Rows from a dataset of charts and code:
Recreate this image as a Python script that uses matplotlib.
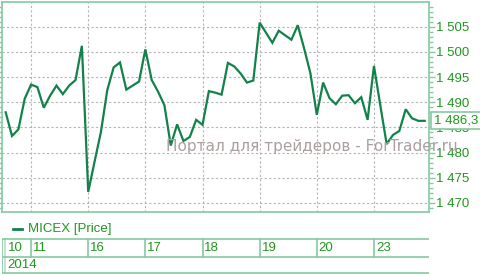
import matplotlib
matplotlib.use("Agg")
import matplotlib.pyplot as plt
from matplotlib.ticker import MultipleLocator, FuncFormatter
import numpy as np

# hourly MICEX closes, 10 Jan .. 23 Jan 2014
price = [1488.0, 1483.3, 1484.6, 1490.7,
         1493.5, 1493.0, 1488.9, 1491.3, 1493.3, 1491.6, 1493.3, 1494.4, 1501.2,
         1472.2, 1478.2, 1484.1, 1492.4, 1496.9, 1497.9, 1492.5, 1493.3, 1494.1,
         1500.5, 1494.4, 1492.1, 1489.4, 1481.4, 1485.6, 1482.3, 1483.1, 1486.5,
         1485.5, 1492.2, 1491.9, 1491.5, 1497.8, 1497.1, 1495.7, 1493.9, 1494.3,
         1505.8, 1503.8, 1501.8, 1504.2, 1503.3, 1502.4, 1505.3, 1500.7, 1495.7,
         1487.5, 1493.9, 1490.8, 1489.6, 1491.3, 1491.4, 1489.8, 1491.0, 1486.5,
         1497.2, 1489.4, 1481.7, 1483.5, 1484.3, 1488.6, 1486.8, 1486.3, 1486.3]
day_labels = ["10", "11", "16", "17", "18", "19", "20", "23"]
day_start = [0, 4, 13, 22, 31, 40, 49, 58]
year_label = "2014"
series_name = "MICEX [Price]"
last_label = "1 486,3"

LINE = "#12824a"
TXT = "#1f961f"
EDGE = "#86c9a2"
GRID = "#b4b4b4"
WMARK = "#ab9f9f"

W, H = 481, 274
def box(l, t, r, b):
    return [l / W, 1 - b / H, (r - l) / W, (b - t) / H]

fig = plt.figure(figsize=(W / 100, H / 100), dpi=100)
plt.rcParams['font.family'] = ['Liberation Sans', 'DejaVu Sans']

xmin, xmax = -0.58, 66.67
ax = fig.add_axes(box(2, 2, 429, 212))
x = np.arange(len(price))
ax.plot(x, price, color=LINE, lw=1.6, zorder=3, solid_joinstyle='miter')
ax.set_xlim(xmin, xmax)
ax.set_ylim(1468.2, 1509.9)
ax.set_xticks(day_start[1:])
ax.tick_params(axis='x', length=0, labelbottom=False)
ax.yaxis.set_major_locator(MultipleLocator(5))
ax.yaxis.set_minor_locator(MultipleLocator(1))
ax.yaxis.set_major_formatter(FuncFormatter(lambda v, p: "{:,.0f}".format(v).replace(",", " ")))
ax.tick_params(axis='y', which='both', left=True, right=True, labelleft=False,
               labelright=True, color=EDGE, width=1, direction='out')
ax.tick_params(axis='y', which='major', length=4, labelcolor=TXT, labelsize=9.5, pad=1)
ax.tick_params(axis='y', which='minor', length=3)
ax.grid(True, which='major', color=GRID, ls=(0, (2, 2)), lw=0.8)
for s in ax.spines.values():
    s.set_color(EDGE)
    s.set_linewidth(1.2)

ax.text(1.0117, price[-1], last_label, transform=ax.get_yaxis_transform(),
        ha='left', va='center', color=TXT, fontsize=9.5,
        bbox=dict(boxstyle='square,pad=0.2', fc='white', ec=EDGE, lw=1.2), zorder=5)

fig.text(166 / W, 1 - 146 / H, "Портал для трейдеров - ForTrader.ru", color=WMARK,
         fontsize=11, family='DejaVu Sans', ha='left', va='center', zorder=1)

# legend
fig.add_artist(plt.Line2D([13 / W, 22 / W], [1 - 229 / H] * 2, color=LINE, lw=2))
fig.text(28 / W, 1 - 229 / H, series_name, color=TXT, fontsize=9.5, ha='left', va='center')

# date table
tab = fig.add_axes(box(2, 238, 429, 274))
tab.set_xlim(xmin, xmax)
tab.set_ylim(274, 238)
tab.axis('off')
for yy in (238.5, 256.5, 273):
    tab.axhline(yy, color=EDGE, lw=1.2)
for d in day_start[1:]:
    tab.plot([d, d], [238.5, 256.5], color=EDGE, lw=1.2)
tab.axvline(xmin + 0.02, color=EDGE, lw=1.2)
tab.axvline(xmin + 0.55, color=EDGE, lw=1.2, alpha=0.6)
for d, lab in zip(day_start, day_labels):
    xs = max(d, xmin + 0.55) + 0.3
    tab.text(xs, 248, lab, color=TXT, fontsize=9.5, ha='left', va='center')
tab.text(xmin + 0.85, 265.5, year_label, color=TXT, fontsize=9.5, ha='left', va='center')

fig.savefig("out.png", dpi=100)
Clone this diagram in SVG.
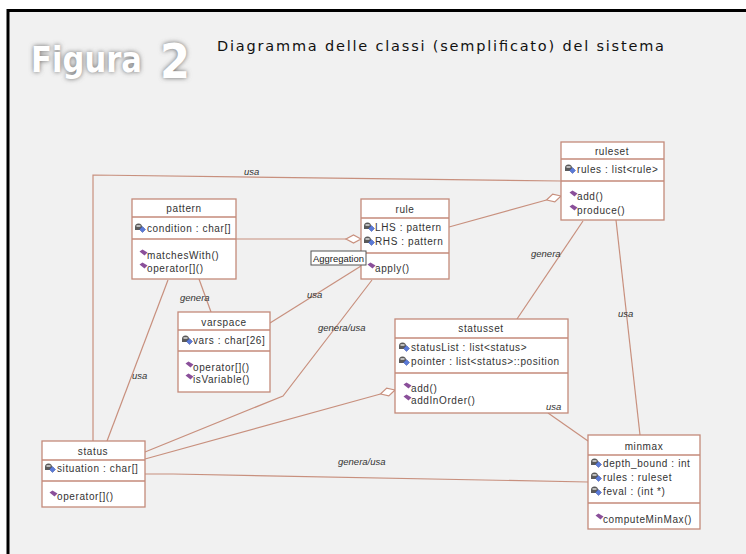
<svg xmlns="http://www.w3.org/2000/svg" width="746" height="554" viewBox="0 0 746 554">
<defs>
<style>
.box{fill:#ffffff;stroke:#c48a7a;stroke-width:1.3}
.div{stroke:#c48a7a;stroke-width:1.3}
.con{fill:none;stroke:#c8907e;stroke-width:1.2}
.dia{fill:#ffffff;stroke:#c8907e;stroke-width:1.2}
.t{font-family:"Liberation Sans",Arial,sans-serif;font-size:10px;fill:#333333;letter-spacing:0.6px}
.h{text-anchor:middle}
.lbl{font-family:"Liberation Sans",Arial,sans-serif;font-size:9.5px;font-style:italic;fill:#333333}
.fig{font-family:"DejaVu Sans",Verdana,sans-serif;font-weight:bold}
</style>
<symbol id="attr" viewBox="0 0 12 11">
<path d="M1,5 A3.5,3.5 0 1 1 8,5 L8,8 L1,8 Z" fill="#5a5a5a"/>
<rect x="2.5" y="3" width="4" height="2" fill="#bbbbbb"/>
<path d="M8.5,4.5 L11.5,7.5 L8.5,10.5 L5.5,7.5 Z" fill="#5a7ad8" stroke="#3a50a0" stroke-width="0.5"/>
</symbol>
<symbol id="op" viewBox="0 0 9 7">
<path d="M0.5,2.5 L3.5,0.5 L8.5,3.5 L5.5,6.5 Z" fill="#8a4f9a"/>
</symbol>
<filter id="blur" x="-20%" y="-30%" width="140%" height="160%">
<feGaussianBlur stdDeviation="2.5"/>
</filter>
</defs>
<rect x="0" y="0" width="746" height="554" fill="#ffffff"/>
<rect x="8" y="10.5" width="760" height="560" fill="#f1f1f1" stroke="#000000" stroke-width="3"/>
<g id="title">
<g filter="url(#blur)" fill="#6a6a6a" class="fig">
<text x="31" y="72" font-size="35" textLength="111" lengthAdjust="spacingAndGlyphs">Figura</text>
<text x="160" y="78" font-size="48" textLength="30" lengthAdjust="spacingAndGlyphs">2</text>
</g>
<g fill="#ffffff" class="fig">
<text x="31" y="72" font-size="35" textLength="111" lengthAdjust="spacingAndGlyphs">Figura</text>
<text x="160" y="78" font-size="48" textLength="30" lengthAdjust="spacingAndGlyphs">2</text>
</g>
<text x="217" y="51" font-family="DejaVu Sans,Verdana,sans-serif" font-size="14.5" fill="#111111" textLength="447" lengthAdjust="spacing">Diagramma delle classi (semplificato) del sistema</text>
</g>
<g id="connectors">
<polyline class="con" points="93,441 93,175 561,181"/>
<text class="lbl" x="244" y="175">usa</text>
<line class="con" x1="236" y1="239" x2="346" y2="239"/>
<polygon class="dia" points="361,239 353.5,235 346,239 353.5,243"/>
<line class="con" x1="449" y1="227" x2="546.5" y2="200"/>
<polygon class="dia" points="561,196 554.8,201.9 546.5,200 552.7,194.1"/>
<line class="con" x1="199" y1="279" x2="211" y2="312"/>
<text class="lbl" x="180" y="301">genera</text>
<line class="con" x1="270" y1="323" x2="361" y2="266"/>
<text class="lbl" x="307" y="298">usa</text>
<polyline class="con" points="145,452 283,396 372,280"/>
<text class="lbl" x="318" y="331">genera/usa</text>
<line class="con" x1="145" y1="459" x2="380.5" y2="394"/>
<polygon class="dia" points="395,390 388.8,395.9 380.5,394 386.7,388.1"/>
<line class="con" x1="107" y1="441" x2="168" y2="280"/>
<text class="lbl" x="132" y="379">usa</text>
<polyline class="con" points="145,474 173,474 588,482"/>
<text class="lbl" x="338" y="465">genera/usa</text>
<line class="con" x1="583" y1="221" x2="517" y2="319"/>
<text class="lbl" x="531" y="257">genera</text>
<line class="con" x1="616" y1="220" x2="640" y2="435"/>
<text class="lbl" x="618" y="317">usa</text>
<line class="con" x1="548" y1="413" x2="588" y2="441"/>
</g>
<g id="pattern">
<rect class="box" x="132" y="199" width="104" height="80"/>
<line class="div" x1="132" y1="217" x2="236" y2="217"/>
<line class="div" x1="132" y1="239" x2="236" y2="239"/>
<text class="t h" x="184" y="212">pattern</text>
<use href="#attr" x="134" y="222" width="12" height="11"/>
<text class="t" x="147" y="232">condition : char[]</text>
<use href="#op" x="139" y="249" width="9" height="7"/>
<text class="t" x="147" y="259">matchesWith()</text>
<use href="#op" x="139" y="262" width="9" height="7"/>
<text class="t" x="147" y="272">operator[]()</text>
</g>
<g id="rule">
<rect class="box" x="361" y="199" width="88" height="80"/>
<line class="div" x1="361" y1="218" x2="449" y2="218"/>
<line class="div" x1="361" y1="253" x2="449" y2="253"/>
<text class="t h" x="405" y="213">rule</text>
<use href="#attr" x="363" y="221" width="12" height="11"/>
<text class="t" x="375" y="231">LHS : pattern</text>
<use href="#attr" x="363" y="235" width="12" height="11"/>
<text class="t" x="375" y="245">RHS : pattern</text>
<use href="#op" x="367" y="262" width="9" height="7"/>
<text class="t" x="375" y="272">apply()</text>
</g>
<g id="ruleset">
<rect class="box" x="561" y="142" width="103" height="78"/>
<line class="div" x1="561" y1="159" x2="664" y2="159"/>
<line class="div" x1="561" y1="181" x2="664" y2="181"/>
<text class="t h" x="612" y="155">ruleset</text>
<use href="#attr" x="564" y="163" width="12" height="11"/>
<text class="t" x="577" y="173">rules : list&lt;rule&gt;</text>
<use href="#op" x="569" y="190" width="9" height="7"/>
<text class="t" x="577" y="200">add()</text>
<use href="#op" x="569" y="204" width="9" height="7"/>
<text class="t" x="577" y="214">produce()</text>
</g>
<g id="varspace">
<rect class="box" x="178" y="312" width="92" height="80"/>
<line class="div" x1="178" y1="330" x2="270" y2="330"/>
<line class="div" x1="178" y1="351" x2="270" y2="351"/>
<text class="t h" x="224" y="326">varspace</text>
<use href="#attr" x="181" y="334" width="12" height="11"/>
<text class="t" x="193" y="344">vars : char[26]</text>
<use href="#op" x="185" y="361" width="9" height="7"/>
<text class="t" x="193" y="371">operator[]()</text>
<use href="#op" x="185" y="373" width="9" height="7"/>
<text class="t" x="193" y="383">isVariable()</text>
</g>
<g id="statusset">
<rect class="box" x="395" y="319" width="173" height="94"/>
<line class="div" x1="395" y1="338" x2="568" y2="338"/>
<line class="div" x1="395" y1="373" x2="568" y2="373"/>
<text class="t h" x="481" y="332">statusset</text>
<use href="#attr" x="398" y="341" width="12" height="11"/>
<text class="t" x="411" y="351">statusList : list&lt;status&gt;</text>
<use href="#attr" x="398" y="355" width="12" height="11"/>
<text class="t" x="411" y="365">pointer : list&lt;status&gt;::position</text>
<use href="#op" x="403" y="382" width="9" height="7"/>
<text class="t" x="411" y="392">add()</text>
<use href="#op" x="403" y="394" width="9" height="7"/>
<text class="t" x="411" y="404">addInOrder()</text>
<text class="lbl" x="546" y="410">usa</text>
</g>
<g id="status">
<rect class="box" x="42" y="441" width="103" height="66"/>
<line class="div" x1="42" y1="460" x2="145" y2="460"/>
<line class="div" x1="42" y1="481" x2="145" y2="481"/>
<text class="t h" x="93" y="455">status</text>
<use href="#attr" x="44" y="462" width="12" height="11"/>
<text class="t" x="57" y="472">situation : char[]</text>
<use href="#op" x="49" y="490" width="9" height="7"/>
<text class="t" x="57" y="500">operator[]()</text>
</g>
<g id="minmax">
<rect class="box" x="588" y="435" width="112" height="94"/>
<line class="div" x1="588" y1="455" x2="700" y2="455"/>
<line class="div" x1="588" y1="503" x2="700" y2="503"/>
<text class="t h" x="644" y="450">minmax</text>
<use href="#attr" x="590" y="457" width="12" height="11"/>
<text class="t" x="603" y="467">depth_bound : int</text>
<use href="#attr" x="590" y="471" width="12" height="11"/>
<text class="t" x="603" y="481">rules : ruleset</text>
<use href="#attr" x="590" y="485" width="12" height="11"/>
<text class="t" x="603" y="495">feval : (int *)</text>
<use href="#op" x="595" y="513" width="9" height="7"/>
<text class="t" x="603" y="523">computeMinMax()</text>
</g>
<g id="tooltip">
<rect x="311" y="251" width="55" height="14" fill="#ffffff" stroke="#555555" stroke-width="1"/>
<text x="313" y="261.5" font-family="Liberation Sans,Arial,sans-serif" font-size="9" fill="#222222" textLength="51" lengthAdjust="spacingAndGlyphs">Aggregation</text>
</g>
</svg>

* **Directions**
Copy out every line in the listing where the word "matplotlib" appears.

* **The response**
Recreate this image as a Python script that uses matplotlib.
import matplotlib
matplotlib.use("Agg")
import matplotlib.pyplot as plt
from matplotlib.ticker import MultipleLocator, FuncFormatter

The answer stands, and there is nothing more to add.